Thomas himself accepted that analysts like a list and they like alliteration, and so he and Ovum have put together a list of six Cs that highlight the importance of why these content bundles are important to network operators and how the market is changing. Thomas is adamant that access alone is not enough for network providers to survive, they need content as well.

So, here's the six Cs:

  • Commoditisation – SMS and voice are now a commodity service and their value to the networks is on the decline. Thomas said that many network providers are now offering unlimited bundles for these services, which is a key indicator of their long-term value for the network's business strategy. However, fewer networks offer unlimited data – wouldn't it make sense to offer content heavy services as part of your bundle to help use the chargeable data up? Yes, yes it would.
  • Content – An obvious one that I've discussed already. Thomas said that demand for content services is 'inexhaustible', but at the moment, finding really valuable content is a challenge. As a result, there is an obvious opportunity here.
  • Convenience – Consumers want quality content services available across all their devices, have payment for these services made easy, have it easy to find and make it easy to pay for. Networks can address all of these challenges for consumers by integrating their services into their current bundles.
  • Collaboration – Thomas said that collaborating with digital partners is going to be key to future growth strategies. It's going to be a lot harder for content providers and for networks to go at it alone, they should work together to tap into the global revenue opportunity.
  • Consolidation – Those networks that aren't that keen on the collaboration idea are likely to acquire content aggregators and providers. As a result, we are likely to see some consolidation in the market.
  • Consumers – Consumers are becoming far more comfortable and accustomed to spending via an access/subscription model, rather than a single transaction model. This lends itself well to the networks' preferred method of delivery and payment.

Thomas said that these six Cs are creating an opportunity on both parts for some valuable new revenue streams and companies are waking up to it. For example, he said that music streaming revenues are growing at the expense of single track downloads – global streaming revenue is set to reach $4 billion by 2018 and yet there are huge geographical areas where music bundles are not available. There is a lot of room for growth (which is likely to be a factor in Apple's decision to buy Beats for $3bn last week).

Spotify recognises the opportunity

One of the main companies that is ready to take advantage of this OTT partnership opportunity – and is already doing so in 39 markets across the globe – is the world's largest music streaming service, Spotify. Jone Oostveen, partnership development business director at Spotify, was also speaking at the conference and provided attendees with some insight into how the company takes advantage of this growing revenue opportunity.

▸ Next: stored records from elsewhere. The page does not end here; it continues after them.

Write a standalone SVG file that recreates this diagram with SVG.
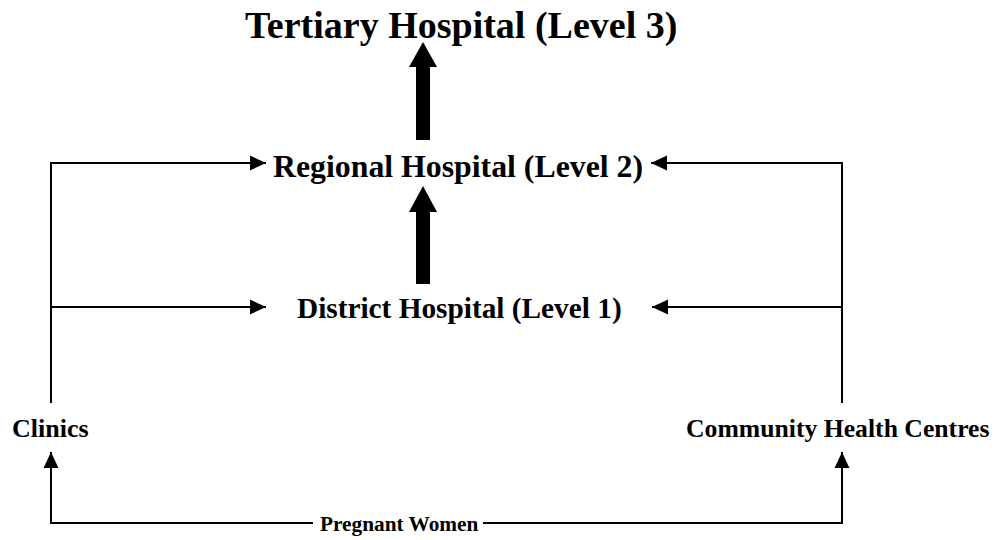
<svg xmlns="http://www.w3.org/2000/svg" width="1005" height="540" viewBox="0 0 1005 540">
  <style>
    text { font-family: "Liberation Serif", "Times New Roman", serif; font-weight: bold; fill: #000; }
    .link { fill: none; stroke: #000; stroke-width: 2; }
    .big { fill: #000; stroke: none; }
  </style>
  <defs>
    <marker id="head" markerUnits="userSpaceOnUse" markerWidth="16" markerHeight="16" viewBox="0 0 14 14" refX="14" refY="7" orient="auto">
      <path d="M0,0.5 L14,7 L0,13.5 Z" fill="#000"/>
    </marker>
  </defs>
  <rect width="1005" height="540" fill="#fff"/>

  <g id="tertiary">
    <text x="245" y="38" font-size="38">Tertiary Hospital (Level 3)</text>
  </g>
  <g id="regional">
    <text x="273" y="177" font-size="31.8">Regional Hospital (Level 2)</text>
  </g>
  <g id="district">
    <text x="297" y="318" font-size="29.3">District Hospital (Level 1)</text>
  </g>
  <g id="clinics">
    <text x="12" y="437" font-size="26">Clinics</text>
  </g>
  <g id="chc">
    <text x="686" y="437" font-size="25.7">Community Health Centres</text>
  </g>
  <g id="pregnant">
    <text x="320" y="531" font-size="21.3">Pregnant Women</text>
  </g>

  <g id="connectors">
    <!-- referral upwards between hospital levels -->
    <path class="big" d="M416,140 L416,67 L409,67 L423,42 L437,67 L430,67 L430,140 Z"/>
    <path class="big" d="M416,284 L416,212 L409,212 L423,186 L437,212 L430,212 L430,284 Z"/>
    <!-- clinics to hospitals -->
    <path class="link" d="M51,403 L51,163 L266,163" marker-end="url(#head)"/>
    <path class="link" d="M51,307 L266,307" marker-end="url(#head)"/>
    <!-- community health centres to hospitals -->
    <path class="link" d="M842,403 L842,163 L651,163" marker-end="url(#head)"/>
    <path class="link" d="M842,307 L652,307" marker-end="url(#head)"/>
    <!-- pregnant women to primary care -->
    <path class="link" d="M313,523 L51,523 L51,452" marker-end="url(#head)"/>
    <path class="link" d="M483,523 L842,523 L842,452" marker-end="url(#head)"/>
  </g>
</svg>
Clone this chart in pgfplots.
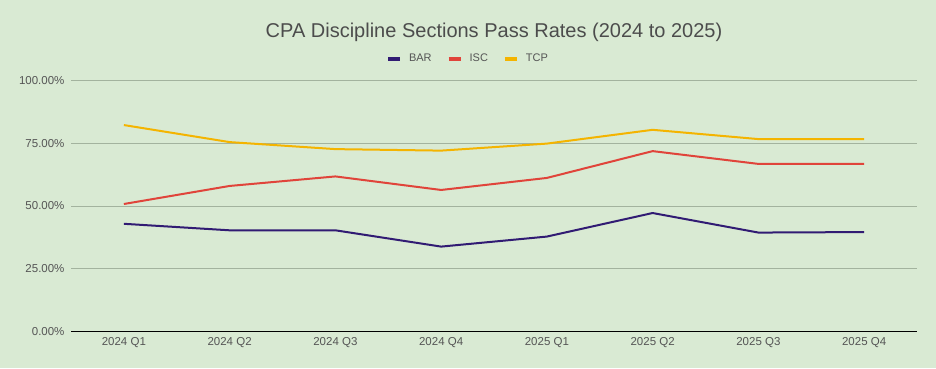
\documentclass[border=0pt]{standalone}
\usepackage{pgfplots}
\pgfplotsset{compat=1.18}
\usepackage{fontspec}
\setmainfont{Liberation Sans}
\definecolor{bg}{HTML}{D9EAD3}
\definecolor{barc}{HTML}{311B73}
\definecolor{iscc}{HTML}{E0443A}
\definecolor{tcpc}{HTML}{F4B400}
\definecolor{gridc}{HTML}{A3B39E}
\definecolor{txt}{HTML}{555555}
\begin{document}
\begin{tikzpicture}[x=1pt,y=1pt]
\path[fill=bg] (0,0) rectangle (936,368);
\begin{axis}[
  at={(71pt,36.7pt)}, anchor=south west,
  scale only axis, width=846pt, height=250.6pt,
  xmin=-0.5, xmax=7.5, ymin=0, ymax=100,
  axis x line*=bottom, axis y line*=left,
  x axis line style={black, line width=1pt},
  y axis line style={draw=none},
  xtick={0,...,7},
  xticklabels={2024 Q1,2024 Q2,2024 Q3,2024 Q4,2025 Q1,2025 Q2,2025 Q3,2025 Q4},
  ytick={0,25,50,75,100},
  yticklabels={0.00\%,25.00\%,50.00\%,75.00\%,100.00\%},
  ymajorgrids, grid style={gridc, line width=1pt},
  major tick length=0pt,
  tick label style={font=\fontsize{11.5}{13}\selectfont, text=txt},
  yticklabel style={xshift=-3pt},
  xticklabel style={yshift=-3pt},
  title={CPA Discipline Sections Pass Rates (2024 to 2025)},
  title style={font=\fontsize{20}{23}\selectfont, text=txt!90!black, at={(0.5,1)}, anchor=center, yshift=42.7pt},
  legend columns=3,
  legend style={at={(0.5,1)}, anchor=center, yshift=22pt, xshift=-26pt, draw=none, fill=none,
    font=\fontsize{11}{13}\selectfont, text=txt,
    /tikz/every odd column/.append style={column sep=5pt},
    /tikz/every even column/.append style={column sep=13pt}},
  legend image code/.code={\draw[line width=4pt] (0pt,0pt) -- (12pt,0pt);},
  every axis plot/.append style={line width=2pt, line join=round},
  clip=false,
]
\addplot[barc] coordinates {(0,42.9) (1,40.3) (2,40.3) (3,33.8) (4,37.8) (5,47.2) (6,39.4) (7,39.6)};
\addlegendentry{BAR}
\addplot[iscc] coordinates {(0,50.8) (1,58.0) (2,61.8) (3,56.4) (4,61.2) (5,71.9) (6,66.8) (7,66.8)};
\addlegendentry{ISC}
\addplot[tcpc] coordinates {(0,82.3) (1,75.5) (2,72.7) (3,72.1) (4,74.9) (5,80.4) (6,76.7) (7,76.7)};
\addlegendentry{TCP}
\end{axis}
\end{tikzpicture}
\end{document}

Oostveen said that the key thinking behind partnering with network providers is to give Spotify exposure in markets where it is still growing. He said:

“When we partner with an operator we normally do it to enter an market, marketing agreements are important and we can integrate our end user proposition into theirs – and they have been very successful. They are very important to us, they bring us a lot of users.”

“We give the carrier exclusivity in terms of marketing, in terms of integrating our premium proposition into their subscription. We are available for everybody else, you can use the free or paid version. We work together with one operator that can integrate and really promote Spotify.”

Surprisingly, Oostveen said that Spotify isn't taking advantage of these deals in order to get traffic to Spotify prioritised (although it will take advantage of

network provider CDNs) – it is largely just a marketing play at the moment. He said that partnering with Spotify is good value for the network providers, as consumers are just going to see their network access as a commodity and not high value.

“Operators want something to differentiate themselves, which is why we usually give them exclusivity. They have to make 4G relevant, the network access itself doesn't mean anything to the end user. It has to be something like music or TV – something that is relevant for the end-user. They can do that with value-added services.”


  • Most people in attendance today feel sorry for network providers – including me. They are burdened with investing huge amounts in their networks, which quickly becomes a commodity, and then they have to negotiate with these application providers (which are traffic heavy) to come to sort of mutually beneficial agreement. However, instead of feeling sorry for themselves, they should recognise the opportunity available to them and make a grab for the most popular companies out there while they still can. This is going to only become more important as the Internet of Things kicks off.
  • One of the points raised by Spotify today, which I thought was interesting and worth mentioning, is that operators should also work with these application providers on mobile advertising. Both parties hold a huge amount of data on their customers and the opportunity if they work together on this challenge is likely to be greater than if they work as single entities.